El plano de una ventana abierta. El mapa de ruta comienza a delinearse en Amsterdan donde un grupo de ocupas, no precisamente unos homeless desheredados del sistema, que han tomado un edificio vacío terminan desalojándolo ante la amenaza primero de la policía y luego de los militares, es decir del estado, por supuesto. Un par de horas más y nos encontramos metidos hasta el cuello en el barrio Goutte d´Or en París en el que una pareja de inmigrantes, o más bien una pareja que hace cuarenta y cinco años que vive en ese lugar, tratan de sobrellevar su austera vida -por decir lo menos- con una afabilidad sorprendente; aunque no alcanza con esto, por cierto. Un paso más allá, en la campiña francesa con cultivadores de lavanda que ya no se vende como hace unos años, que invariablemente fueron los mejores, y cuyos hijos han partido hacia la ciudad. El viaje sigue y esta vez es el vaivén Eritrea/Italia patentizado en el afable rostro de una anciana y en uno de los planos más conmovedores del film -el trabajoso ascenso por las escaleras de un edificio en tiempo real- que deposita ante nosotros la historia colonial italiana encapsulada en la pequeña historia de una vida.
Más al sur, aunque en otro paese, es la figura obstinada de un joven cura la que certifica que el tiempo en la región de Calabria parece haberse detenido en los inicios de la mafia peninsular. El plano de una ventana abierta. Y por fin la monumentalidad inconmensurable -y no sólo literalmente- de Egipto. El encuentro más o menos desmañado con subjetividades no tanto enigmáticas como variopintas del primer tramo del film deviene en una barrera cultural poco menos que infranqueable ante la cual Van der Keuken se asoma, roza, intentando tocar esa otredad cuya cercanía es desafiante pero no puede, no lo dejan, o puede muy poco, lo dejan muy poco; sus límites y los límites de los otros son, como para cualquiera de nosotros, los límites wittgeinstenianos de sus mundos.
Sin embargo Van der Keuken es terco y tiene una cámara, por lo tanto filma, se arriesga a perder el rumbo, lo pierde un poco, pero filma. El discurrir público de El Cairo está ahí, a su alcance: cultos faraónicos, ritos propiciatorios, carteles dictatoriales, publicidad neo-colonial, automóviles de cualquier año y modelo, vetustos trenes del pasado colonial atestados de personas, innumerables peatones y anchas avenidas. Todo esto amalgamado en un registro formal impecable, que coloca siempre en el centro del plano aquello que estructura el resto del cuadro.
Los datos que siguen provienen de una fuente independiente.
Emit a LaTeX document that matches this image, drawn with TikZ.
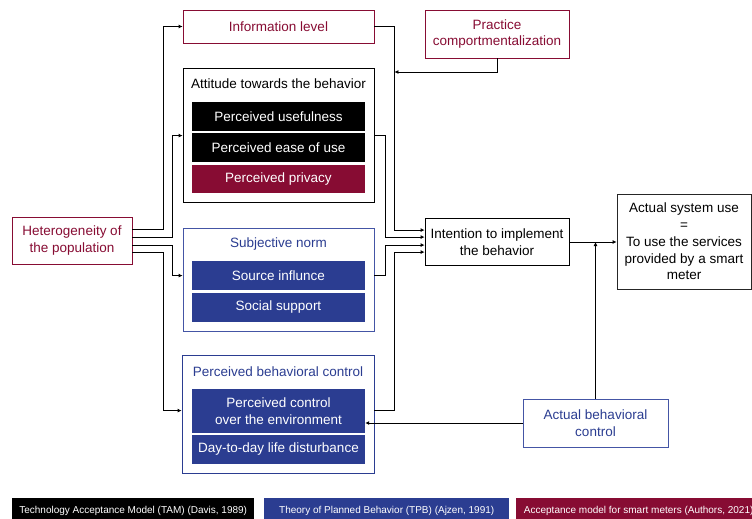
\documentclass[tikz,border=0pt]{standalone}
\usepackage{fontspec}
\setmainfont{Liberation Sans}
\usetikzlibrary{arrows.meta,calc,positioning}
\definecolor{maroon}{HTML}{870C33}
\definecolor{tpbblue}{HTML}{2B3D91}
\definecolor{tpbline}{HTML}{4455A5}
\tikzset{
  txt/.style={font=\fontsize{13.5}{16.8}\selectfont, align=center, inner sep=0pt},
  outerbox/.style={draw, line width=0.8pt, minimum width=#1, inner sep=0pt},
  subbox/.style={txt, text=white, minimum width=173pt, minimum height=29pt},
  conn/.style={line width=0.8pt, -{Latex[length=4pt,width=4pt]}},
  legbox/.style={font=\fontsize{10}{12}\selectfont, text=white, inner sep=0pt, minimum height=26pt, anchor=north west}
}
\begin{document}
\begin{tikzpicture}[x=1pt,y=-1pt]
\clip (0,0) rectangle (752,519);
\fill[white] (0,0) rectangle (752,519);
% boxes
\node[outerbox=191pt, txt, draw=maroon, text=maroon, minimum height=33pt] (info) at (278.5,26.5) {Information level};
\node[outerbox=144pt, txt, draw=maroon, text=maroon, minimum height=48pt] (practice) at (497,34) {Practice\\comportmentalization};
\node[outerbox=191pt, minimum height=134pt] (att) at (278.5,135) {};
\node[txt] (atttitle) at (278.5,84) {Attitude towards the behavior};
\node[subbox, fill=black] (pu) at (278.5,116.5) {Perceived usefulness};
\node[subbox, fill=black] (pe) at (278.5,147.5) {Perceived ease of use};
\node[subbox, fill=maroon, minimum height=28pt] (pp) at (278.5,179) {Perceived privacy};
\node[outerbox=120pt, txt, draw=maroon, text=maroon, minimum height=47pt] (het) at (72,240.5) {Heterogeneity of\\the population};
\node[outerbox=191pt, draw=tpbline, minimum height=103pt] (sn) at (278.5,279.5) {};
\node[txt, text=tpbblue] (sntitle) at (278.5,244) {Subjective norm};
\node[subbox, fill=tpbblue] (si) at (278.5,275.5) {Source influnce};
\node[subbox, fill=tpbblue] (ss) at (278.5,307.5) {Social support};
\node[outerbox=192pt, draw=tpbblue, minimum height=118pt] (pbc) at (278,414) {};
\node[txt, text=tpbblue] (pbctitle) at (278,372) {Perceived behavioral control};
\node[subbox, fill=tpbblue, minimum height=44pt] (pc) at (278.5,411) {Perceived control\\over the environment};
\node[subbox, fill=tpbblue] (dd) at (278.5,449.5) {Day-to-day life disturbance};
\node[outerbox=144pt, txt, minimum height=47pt] (intn) at (497,242) {Intention to implement\\the behavior};
\node[outerbox=134pt, txt, draw=black!85, minimum height=95pt] (asu) at (684,241.5) {Actual system use\\=\\To use the services\\provided by a smart\\meter};
\node[outerbox=145pt, txt, draw=tpbline, text=tpbblue, minimum height=48pt] (abc) at (595.5,423) {Actual behavioral\\control};
% legend
\node[legbox, fill=black, minimum width=242pt] (leg1) at (12,498) {Technology Acceptance Model (TAM) (Davis, 1989)};
\node[legbox, fill=tpbblue, minimum width=245pt] (leg2) at (264,498) {Theory of Planned Behavior (TPB) (Ajzen, 1991)};
\node[legbox, fill=maroon, minimum width=245pt] (leg3) at (516,498) {Acceptance model for smart meters (Authors, 2021)};
% connectors from heterogeneity
\draw[conn] ($(het.north east)+(0,13)$) -- ++(31,0) |- (info.west);
\draw[conn] ($(het.north east)+(0,21)$) -- ++(40,0) |- ($(att.north west)+(0,68)$);
\draw[conn] ($(het.north east)+(0,29)$) -- ++(40,0) |- ($(sn.north west)+(0,48)$);
\draw[conn] ($(het.north east)+(0,36)$) -- ++(31,0) |- ($(pbc.north west)+(0,56)$);
% to intention
\draw[conn] (info.east) -- ++(20,0) |- ($(intn.north west)+(0,12)$);
\draw[conn] ($(att.north east)+(0,68)$) -- ++(11,0) |- ($(intn.north west)+(0,19)$);
\draw[conn] ($(sn.north east)+(0,48)$) -- ++(11,0) |- ($(intn.north west)+(0,27)$);
\draw[conn] ($(pbc.north east)+(0,56)$) -- ++(20,0) |- ($(intn.north west)+(0,34)$);
\coordinate (jn) at ($(info.east)+(20,45.5)$);
\draw[conn] (practice.south) |- (jn);
\draw[conn] (intn.east) -- (intn.east -| asu.west);
\draw[conn] (abc.north) -- (abc.north |- intn.east);
\draw[conn] (abc.west) -- (abc.west -| pc.east);
\end{tikzpicture}
\end{document}
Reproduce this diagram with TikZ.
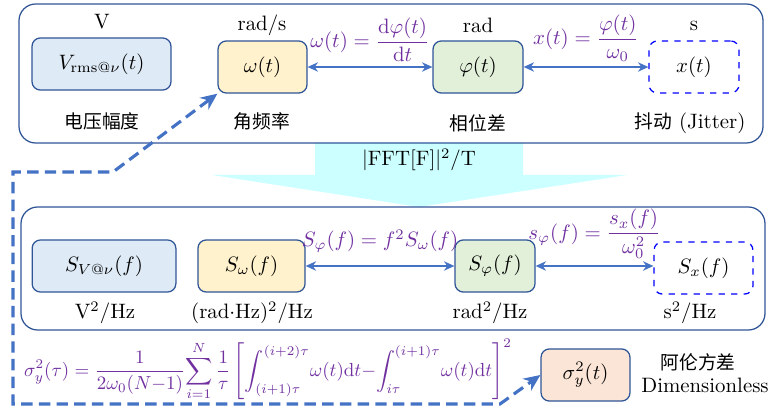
\documentclass[tikz,border=0pt]{standalone}
\usepackage{amsmath}
\usepackage{fontspec}
\newfontfamily\cjk[Scale=0.9]{Noto Sans CJK SC}
\usetikzlibrary{arrows.meta}
\definecolor{frameblue}{RGB}{47,85,151}
\definecolor{arrowblue}{RGB}{68,114,196}
\definecolor{eqpurple}{RGB}{112,48,160}
\definecolor{fillblue}{RGB}{222,235,247}
\definecolor{fillyellow}{RGB}{255,242,204}
\definecolor{fillgreen}{RGB}{226,240,217}
\definecolor{fillpeach}{RGB}{251,229,214}
\definecolor{fftcyan}{RGB}{204,255,255}

\begin{document}
\begin{tikzpicture}[x=0.48pt, y=-0.48pt,
	frame/.style={draw=frameblue, line width=0.6pt, rounded corners=8pt},
	qbox/.style={draw=frameblue, line width=0.6pt, rounded corners=4pt, minimum height=25pt, inner sep=2pt},
	jbox/.style={draw=blue, dashed, line width=0.6pt, rounded corners=4pt, minimum height=25pt, inner sep=2pt},
	link/.style={{Stealth[length=5pt,width=4.5pt]}-{Stealth[length=5pt,width=4.5pt]}, draw=arrowblue, line width=0.8pt},
	eq/.style={text=eqpurple, inner sep=1pt},
	jump/.style={{Stealth[length=8pt,width=7pt]}-{Stealth[length=8pt,width=7pt]}, draw=arrowblue, line width=1.5pt, dash pattern=on 5.5pt off 3pt}]
	
	\useasboundingbox (0,0) rectangle (771,410);
	
	% FFT arrow
	\fill[fftcyan] (315,143) -- (523,143) -- (523,175) -- (627,175) -- (419,207) -- (212,175) -- (315,175) -- cycle;
	\node (fft) at (419,160) {$|\mathrm{FFT[F]}|^2/\mathrm{T}$};
	
	% frames
	\draw[frame] (19,4) rectangle (763,143);
	\draw[frame] (21,207) rectangle (765,330);
	
	% time domain
	\node[qbox, fill=fillblue, minimum width=66.7pt] (vt) at (101.5,64) {$V_{\mathrm{rms}@\nu}(t)$};
	\node[qbox, fill=fillyellow, minimum width=42.7pt] (wt) at (262.5,67) {$\omega(t)$};
	\node[qbox, fill=fillgreen, minimum width=43.2pt] (pt) at (478,67) {$\varphi(t)$};
	\node[jbox, minimum width=43.2pt] (xt) at (694,67) {$x(t)$};
	
	\node (vtu) at (102,22) {V};
	\node (wtu) at (262,25) {rad/s};
	\node (ptu) at (478,25) {rad};
	\node (xtu) at (694,26) {s};
	\node (vtn) at (102,121) {\cjk 电压幅度};
	\node (wtn) at (262,121) {\cjk 角频率};
	\node (ptn) at (478,123) {\cjk 相位差};
	\node (xtn) at (690,123) {{\cjk 抖动} (Jitter)};
	
	\draw[link] (wt) -- (pt) node[midway, above=1pt, eq] {$\omega(t)=\dfrac{\mathrm{d}\varphi(t)}{\mathrm{d}t}$};
	\draw[link] (pt) -- (xt) node[midway, above=1pt, eq] {$x(t)=\dfrac{\varphi(t)}{\omega_0}$};
	
	% frequency domain
	\node[qbox, fill=fillblue, minimum width=69pt] (vf) at (104,266) {$S_{V@\nu}(f)$};
	\node[qbox, fill=fillyellow, minimum width=51.4pt] (wf) at (251.5,266) {$S_\omega(f)$};
	\node[qbox, fill=fillgreen, minimum width=38.4pt] (pf) at (495,266) {$S_\varphi(f)$};
	\node[jbox, minimum width=47.5pt] (xf) at (703.5,268) {$S_x(f)$};
	
	\node (vfu) at (105,313) {V$^2$/Hz};
	\node (wfu) at (252,313) {(rad$\cdot$Hz)$^2$/Hz};
	\node (pfu) at (490,313) {rad$^2$/Hz};
	\node (xfu) at (690,313) {s$^2$/Hz};
	
	\draw[link] (wf) -- (pf) node[midway, above=5pt, eq] {$S_\varphi(f)=f^2S_\omega(f)$};
	\draw[link] (pf.east) -- (xf.west |- pf.east) node[midway, above=2pt, eq] {$s_\varphi(f)=\dfrac{s_x(f)}{\omega_0^2}$};
	
	% Allan variance
	\node[eq, scale=0.91] (allan) at (268,370) {$\displaystyle\sigma_y^2(\tau)=\frac{1}{2\omega_0(N{-}1)}\!\sum_{i=1}^{N}\frac{1}{\tau}\left[\int_{(i+1)\tau}^{(i+2)\tau}\!\omega(t)\mathrm{d}t{-}\!\int_{i\tau}^{(i+1)\tau}\!\omega(t)\mathrm{d}t\right]^2$};
	\node[qbox, fill=fillpeach, minimum width=42.7pt] (sig) at (585.5,375) {$\sigma_y^2(t)$};
	\node (sign) at (698,362) {\cjk 阿伦方差};
	\node (sigu) at (705,385) {Dimensionless};
	
	\draw[jump] (wt.south west) -- (113,172) -- (13,172) -- (13,404) -- (500,404) -- (sig.west);
	
\end{tikzpicture}
\end{document}
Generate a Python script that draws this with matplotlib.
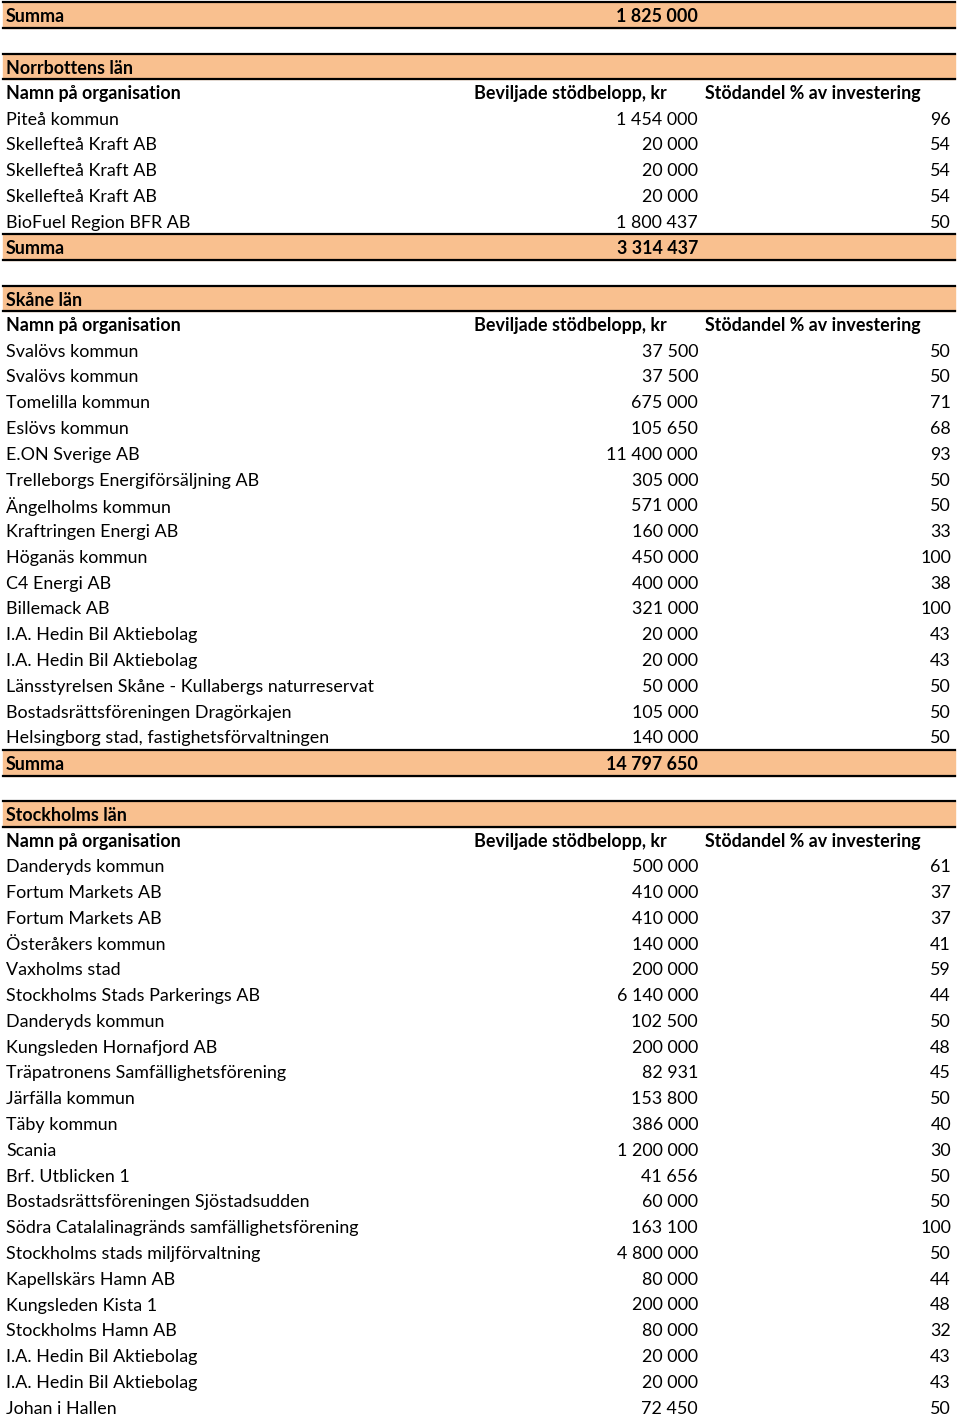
import matplotlib
matplotlib.use('Agg')
import matplotlib.pyplot as plt
from matplotlib.patches import Rectangle

plt.rcParams['font.family'] = ['Lato', 'DejaVu Sans']

# data
top_sum = '1 825 000'

header = ['Namn på organisation', 'Beviljade stödbelopp, kr', 'Stödandel % av investering']

norr_names = ['Piteå kommun', 'Skellefteå Kraft AB', 'Skellefteå Kraft AB', 'Skellefteå Kraft AB',
              'BioFuel Region BFR AB']
norr_amount = ['1 454 000', '20 000', '20 000', '20 000', '1 800 437']
norr_pct = [96, 54, 54, 54, 50]
norr_sum = '3 314 437'

skane_names = ['Svalövs kommun', 'Svalövs kommun', 'Tomelilla kommun', 'Eslövs kommun',
               'E.ON Sverige AB', 'Trelleborgs Energiförsäljning AB', 'Ängelholms kommun',
               'Kraftringen Energi AB', 'Höganäs kommun', 'C4 Energi AB', 'Billemack AB',
               'I.A. Hedin Bil Aktiebolag', 'I.A. Hedin Bil Aktiebolag',
               'Länsstyrelsen Skåne - Kullabergs naturreservat',
               'Bostadsrättsföreningen Dragörkajen', 'Helsingborg stad, fastighetsförvaltningen']
skane_amount = ['37 500', '37 500', '675 000', '105 650', '11 400 000', '305 000', '571 000',
                '160 000', '450 000', '400 000', '321 000', '20 000', '20 000', '50 000',
                '105 000', '140 000']
skane_pct = [50, 50, 71, 68, 93, 50, 50, 33, 100, 38, 100, 43, 43, 50, 50, 50]
skane_sum = '14 797 650'

sthlm_names = ['Danderyds kommun', 'Fortum Markets AB', 'Fortum Markets AB', 'Österåkers kommun',
               'Vaxholms stad', 'Stockholms Stads Parkerings AB', 'Danderyds kommun',
               'Kungsleden Hornafjord AB', 'Träpatronens Samfällighetsförening', 'Järfälla kommun',
               'Täby kommun', 'Scania', 'Brf. Utblicken 1', 'Bostadsrättsföreningen Sjöstadsudden',
               'Södra Catalalinagränds samfällighetsförening', 'Stockholms stads miljförvaltning',
               'Kapellskärs Hamn AB', 'Kungsleden Kista 1', 'Stockholms Hamn AB',
               'I.A. Hedin Bil Aktiebolag', 'I.A. Hedin Bil Aktiebolag', 'Johan i Hallen']
sthlm_amount = ['500 000', '410 000', '410 000', '140 000', '200 000', '6 140 000', '102 500',
                '200 000', '82 931', '153 800', '386 000', '1 200 000', '41 656', '60 000',
                '163 100', '4 800 000', '80 000', '200 000', '80 000', '20 000', '20 000', '72 450']
sthlm_pct = [61, 37, 37, 41, 59, 44, 50, 48, 45, 50, 40, 30, 50, 50, 100, 50, 44, 48, 32, 43, 43, 50]

# build rows: (kind, c1, c2, c3)
rows = [('sum', 'Summa', top_sum, ''), ('blank', '', '', '')]
for region, names, amts, pcts, s in [('Norrbottens län', norr_names, norr_amount, norr_pct, norr_sum),
                                      ('Skåne län', skane_names, skane_amount, skane_pct, skane_sum),
                                      ('Stockholms län', sthlm_names, sthlm_amount, sthlm_pct, None)]:
    rows.append(('region', region, '', ''))
    rows.append(('header', header[0], header[1], header[2]))
    for n, a, p in zip(names, amts, pcts):
        rows.append(('row', n, a, str(p)))
    if s is not None:
        rows.append(('sum', 'Summa', s, ''))
        rows.append(('blank', '', '', ''))

W, H = 960, 1417
fig = plt.figure(figsize=(9.6, 14.17), dpi=100)
ax = fig.add_axes([0, 0, 1, 1])
ax.set_xlim(0, W)
ax.set_ylim(H, 0)
ax.axis('off')

pitch = 25.78
y0 = 15
orange = '#F9C08F'
fs = 12.9

for i, (kind, c1, c2, c3) in enumerate(rows):
    y = y0 + i * pitch
    if kind == 'blank':
        continue
    if kind in ('sum', 'region'):
        ax.add_patch(Rectangle((3, y - pitch / 2), 952, pitch, color=orange, zorder=1))
        ax.plot([3, 955], [y - pitch / 2, y - pitch / 2], color='black', lw=1.6, zorder=2)
        ax.plot([3, 955], [y + pitch / 2, y + pitch / 2], color='black', lw=1.6, zorder=2)
    ty = y + 1.5
    fw = 'normal' if kind == 'row' else 'bold'
    ax.text(6, ty, c1, ha='left', va='center', fontsize=fs, fontweight=fw, zorder=3)
    if kind == 'header':
        ax.text(474, ty, c2, ha='left', va='center', fontsize=fs, fontweight=fw, zorder=3)
        ax.text(705, ty, c3, ha='left', va='center', fontsize=fs, fontweight=fw, zorder=3)
    else:
        ax.text(698, ty, c2, ha='right', va='center', fontsize=fs, fontweight=fw, zorder=3)
        ax.text(951, ty, c3, ha='right', va='center', fontsize=fs, fontweight=fw, zorder=3)

fig.savefig('out.png', dpi=100)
El contrapunto entre las ruinas y las vidas del ayer y los escombros y las vidas del hoy, entre el discurso solidario público y la brutalidad o indiferencia estatal, entre la música y la imagen, no son otra cosa que la tenacidad, casi rayana en la obsesión, de un solitario cineasta por registrar un presente que -como todos los presentes- sigue atesorando los restos de un pretérito incierto e ilusionándose con los ecos de un futuro posible.

Desde el último plano de esa ventana abierta la voz en off de Van der Keuken duda, sugiere, “no sé… quizá los muertos hubieran preferido vivir”, en un film en el cual, cegadoramente, los vivos prefieren la porfía del vivir. Acaso esa ventana siempre apuntó hacia el sur.